Columna publicada el domingo 19 de septiembre de 2021 por La Tercera.

El abismo entre política y sociedad constatado durante la crisis de 2019 sigue vigente. O así lo insinúa al menos la última encuesta CEP. La primera evidencia es la elevada y persistente desconfianza en las instituciones, particularmente las políticas. En esta versión se incluye por primera vez a la Convención Constitucional que, con ya dos meses de trabajo, no parece estar revirtiendo las cifras. Porque no hay que ser autocomplacientes: aunque esté entre las mejor evaluadas de la lista, sólo goza de un 24% de confianza por parte de los entrevistados, por debajo (vaya sorpresa) de carabineros y Fuerzas Armadas. Y se trata de la instancia a la que asignamos la importante tarea de liderar la rehabilitación de las instancias de mediación democrática. Sin duda es muy pronto para sacar conclusiones, y hay indicios de una subida en la aprobación general que podría ser señal de esperanza (hemos aprendido, además, a mirar con cautela las encuestas). Pero considerando los escándalos del último tiempo –reflejados de forma paradigmática en el engaño del constituyente Rojas Vade– cuesta pensar que sea fácil hacer crecer ese apoyo.

El abismo entre política y sociedad se ve también en el 50% de los encuestados que no sabe quién le gustaría que fuera el próximo presidente, a dos meses de la elección y en uno de los momentos más politizados del último tiempo. Asumir que se trata de desinterés o indiferencia es una respuesta demasiado sencilla. Con humildad y mesura, los candidatos deberán tomar nota de esta cifra, y empezar a pensar qué se les está escapando a la hora de convocar a la ciudadanía. Si Chile despertó en 2019, por ahora los políticos no han logrado descubrir dónde lo hizo y con qué ánimo. En ese sentido, el escenario está abierto y el espacio para capitalizar el apoyo sigue disponible. Si consideramos además que ha aumentado el grupo que se identifica con el centro, las dudas respecto de quién se consolidará en la carrera presidencial sólo crecen, dejando en un lugar especialmente incómodo a una centroizquierda que no ha sabido apelar a ese sector. En parte porque se rindió al cuestionamiento general de su propio legado político.

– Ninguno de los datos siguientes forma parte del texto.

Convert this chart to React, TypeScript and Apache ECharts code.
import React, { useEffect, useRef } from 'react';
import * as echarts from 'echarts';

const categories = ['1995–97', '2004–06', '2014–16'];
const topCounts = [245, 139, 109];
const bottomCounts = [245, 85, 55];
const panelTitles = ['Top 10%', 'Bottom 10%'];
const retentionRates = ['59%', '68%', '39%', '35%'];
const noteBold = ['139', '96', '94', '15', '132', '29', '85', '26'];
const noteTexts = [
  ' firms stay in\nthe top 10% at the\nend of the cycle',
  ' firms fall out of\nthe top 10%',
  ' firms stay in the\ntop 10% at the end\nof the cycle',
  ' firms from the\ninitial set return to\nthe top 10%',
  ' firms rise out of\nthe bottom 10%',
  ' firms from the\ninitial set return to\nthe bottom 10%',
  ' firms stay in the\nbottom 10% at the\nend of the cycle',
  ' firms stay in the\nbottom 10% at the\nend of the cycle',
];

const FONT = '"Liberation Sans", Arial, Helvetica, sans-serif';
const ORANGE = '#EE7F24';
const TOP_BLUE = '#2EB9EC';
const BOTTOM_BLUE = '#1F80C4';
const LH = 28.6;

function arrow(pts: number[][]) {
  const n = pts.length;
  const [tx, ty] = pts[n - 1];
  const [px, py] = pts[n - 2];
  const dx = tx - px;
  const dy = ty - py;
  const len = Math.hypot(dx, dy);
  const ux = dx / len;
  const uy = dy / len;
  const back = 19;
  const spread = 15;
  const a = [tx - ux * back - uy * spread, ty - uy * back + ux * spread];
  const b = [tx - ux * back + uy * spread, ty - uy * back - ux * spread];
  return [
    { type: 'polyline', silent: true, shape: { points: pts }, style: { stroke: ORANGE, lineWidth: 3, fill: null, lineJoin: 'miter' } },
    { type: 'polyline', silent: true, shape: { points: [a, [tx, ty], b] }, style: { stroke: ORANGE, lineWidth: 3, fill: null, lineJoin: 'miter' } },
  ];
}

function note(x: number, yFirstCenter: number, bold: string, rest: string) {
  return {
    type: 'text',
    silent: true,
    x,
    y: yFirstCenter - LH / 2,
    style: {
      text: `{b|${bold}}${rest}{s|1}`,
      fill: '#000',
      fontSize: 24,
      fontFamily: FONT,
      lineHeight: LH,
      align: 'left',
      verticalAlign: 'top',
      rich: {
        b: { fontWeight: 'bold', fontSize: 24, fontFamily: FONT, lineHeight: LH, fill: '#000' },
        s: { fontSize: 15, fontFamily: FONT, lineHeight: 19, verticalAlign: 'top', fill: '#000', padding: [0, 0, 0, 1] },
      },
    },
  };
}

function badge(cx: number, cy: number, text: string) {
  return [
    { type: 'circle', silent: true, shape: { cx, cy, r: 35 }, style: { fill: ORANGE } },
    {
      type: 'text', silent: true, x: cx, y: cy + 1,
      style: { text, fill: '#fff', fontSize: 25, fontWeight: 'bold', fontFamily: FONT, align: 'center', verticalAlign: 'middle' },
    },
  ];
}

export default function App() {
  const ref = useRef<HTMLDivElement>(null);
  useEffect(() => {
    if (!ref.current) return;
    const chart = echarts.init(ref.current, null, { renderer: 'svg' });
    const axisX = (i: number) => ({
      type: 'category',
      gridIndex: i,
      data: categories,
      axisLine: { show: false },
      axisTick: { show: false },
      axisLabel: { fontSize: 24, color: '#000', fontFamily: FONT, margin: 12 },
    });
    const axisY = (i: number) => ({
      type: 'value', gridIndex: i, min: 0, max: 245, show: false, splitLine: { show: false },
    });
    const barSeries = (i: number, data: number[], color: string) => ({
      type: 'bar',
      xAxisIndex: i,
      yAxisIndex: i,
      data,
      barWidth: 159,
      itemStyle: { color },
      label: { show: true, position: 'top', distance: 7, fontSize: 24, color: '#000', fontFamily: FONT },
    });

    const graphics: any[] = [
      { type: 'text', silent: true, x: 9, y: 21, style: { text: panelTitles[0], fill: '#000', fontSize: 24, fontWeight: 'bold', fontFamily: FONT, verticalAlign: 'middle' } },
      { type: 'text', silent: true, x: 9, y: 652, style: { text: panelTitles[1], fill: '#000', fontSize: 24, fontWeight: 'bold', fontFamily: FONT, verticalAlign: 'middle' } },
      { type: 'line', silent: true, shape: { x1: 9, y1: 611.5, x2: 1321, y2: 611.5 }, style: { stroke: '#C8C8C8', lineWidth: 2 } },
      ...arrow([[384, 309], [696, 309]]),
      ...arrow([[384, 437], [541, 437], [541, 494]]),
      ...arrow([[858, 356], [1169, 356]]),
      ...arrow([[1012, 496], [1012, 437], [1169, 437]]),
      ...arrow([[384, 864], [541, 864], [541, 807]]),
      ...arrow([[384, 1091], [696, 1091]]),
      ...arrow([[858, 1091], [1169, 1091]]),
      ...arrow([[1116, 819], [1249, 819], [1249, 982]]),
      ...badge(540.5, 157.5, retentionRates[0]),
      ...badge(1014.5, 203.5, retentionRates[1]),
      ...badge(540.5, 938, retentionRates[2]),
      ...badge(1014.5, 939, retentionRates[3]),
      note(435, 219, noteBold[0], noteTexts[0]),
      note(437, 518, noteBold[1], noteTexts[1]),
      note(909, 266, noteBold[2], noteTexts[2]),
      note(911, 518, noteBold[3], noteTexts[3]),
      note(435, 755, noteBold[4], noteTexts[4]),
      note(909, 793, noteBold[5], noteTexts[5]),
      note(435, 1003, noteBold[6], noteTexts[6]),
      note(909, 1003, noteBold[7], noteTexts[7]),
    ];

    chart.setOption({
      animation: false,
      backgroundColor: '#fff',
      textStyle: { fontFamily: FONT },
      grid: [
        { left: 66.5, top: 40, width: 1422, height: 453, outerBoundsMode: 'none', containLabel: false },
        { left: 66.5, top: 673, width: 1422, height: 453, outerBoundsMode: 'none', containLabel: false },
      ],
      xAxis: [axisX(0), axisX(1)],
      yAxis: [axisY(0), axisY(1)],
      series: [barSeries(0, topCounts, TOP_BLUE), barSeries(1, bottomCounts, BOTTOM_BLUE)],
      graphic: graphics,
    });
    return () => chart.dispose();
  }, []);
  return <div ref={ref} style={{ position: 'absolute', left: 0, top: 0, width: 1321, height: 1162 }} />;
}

Como se ve, el abismo no se debe simplemente a que las personas desconfían de sus instituciones, sino también a que sus representantes tienen severas dificultades para interpretarlas. Es como si entre ambos se hubiera instalado una opacidad por momentos insuperable. Lo curioso es que, al mismo tiempo, en el plebiscito de octubre pasado y en las primarias presidenciales de julio hubo una contundente participación electoral. La gente desconfía y duda, pero responde a las alternativas que le ofrecen. Tiene esperanza en los caminos emprendidos (casi un 50% espera que la Convención ayude a resolver nuestros problemas), desea que primen los acuerdos, cree en la democracia y rechaza la violencia. La fractura entre política y sociedad sigue vigente, pero la ciudadanía está entregando señales potentes para revertirla. El peligro de nuestro presente no reside entonces en una sociedad radicalizada, sumida en la frustración y la rabia, sino en la ceguera de los políticos, en su dificultad para salir de su ensimismamiento, en la tendencia a asumir demasiado rápido que han resuelto de una vez aquello que la sociedad espera, como si no se tratara de un trabajo de elucidación permanente. Acortar la brecha entre ambos mundos está hoy en manos de la política, y habrá que ver si ella está a la altura del desafío.